Supply fears grow as US-Iran tensions threaten key Hormuz shipping route

Oil prices rose early on Monday while gold retreated, signaling that investors remain concerned about supply risks in the Middle East but are growing more confident the latest US-Iran military exchanges will not spiral into a full-scale regional war.
As of 8:32 am in Tokyo on June 29, 2026, Brent crude, the international benchmark, gained 0.55% to $72.389, according to Trading Economics.
West Texas Intermediate (WTI) crude jumped 1.33% to $70.15.
Natural gas futures climbed 0.82% to 3.306, gasoline rose 0.90% to 2.9836, and heating oil added 1.30% to 3.2499, reflecting continued concerns over energy supplies as tensions persist around the Gulf.

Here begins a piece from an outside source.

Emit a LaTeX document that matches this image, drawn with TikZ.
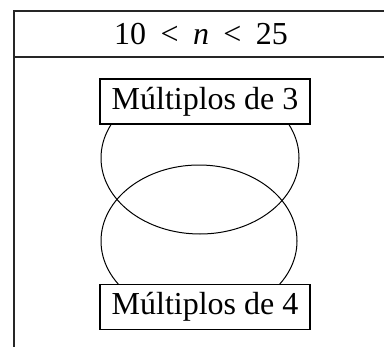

The gains came despite continued diplomatic efforts between Washington and Tehran.
Technical talks on implementing the US-Iran memorandum of understanding remain scheduled, even after both sides exchanged missile and drone strikes over the weekend.
Investors continue to monitor developments around the Strait of Hormuz, through which roughly one-fifth of the world's seaborne oil passes.
Although commercial traffic has resumed, shipping remains below normal levels, and higher insurance and freight costs continue to support crude prices.
Safe-haven demand, however, eased.
Gold fell 0.57% to 4,063.75, while silver slipped 0.20% and copper edged down 0.19%, suggesting investors rotated away from defensive assets as fears of an immediate disruption to global oil flows moderated.
Agricultural commodities were mixed. Soybeans dipped 0.07%, while wheat dropped 2.27%, extending losses amid improving supply expectations. Coal eased 0.28%, while steel gained 0.33%, reflecting resilient industrial demand.
European energy markets moved in the opposite direction.
EU natural gas futures fell 2.74% to 40.87, indicating traders expect regional gas supplies to remain adequate despite the geopolitical uncertainty.
Overall, commodity markets reflected a cautious balancing act: traders continue to price in a geopolitical risk premium for oil while betting that diplomacy and military restraint will prevent the Gulf crisis from severely disrupting global energy supplies.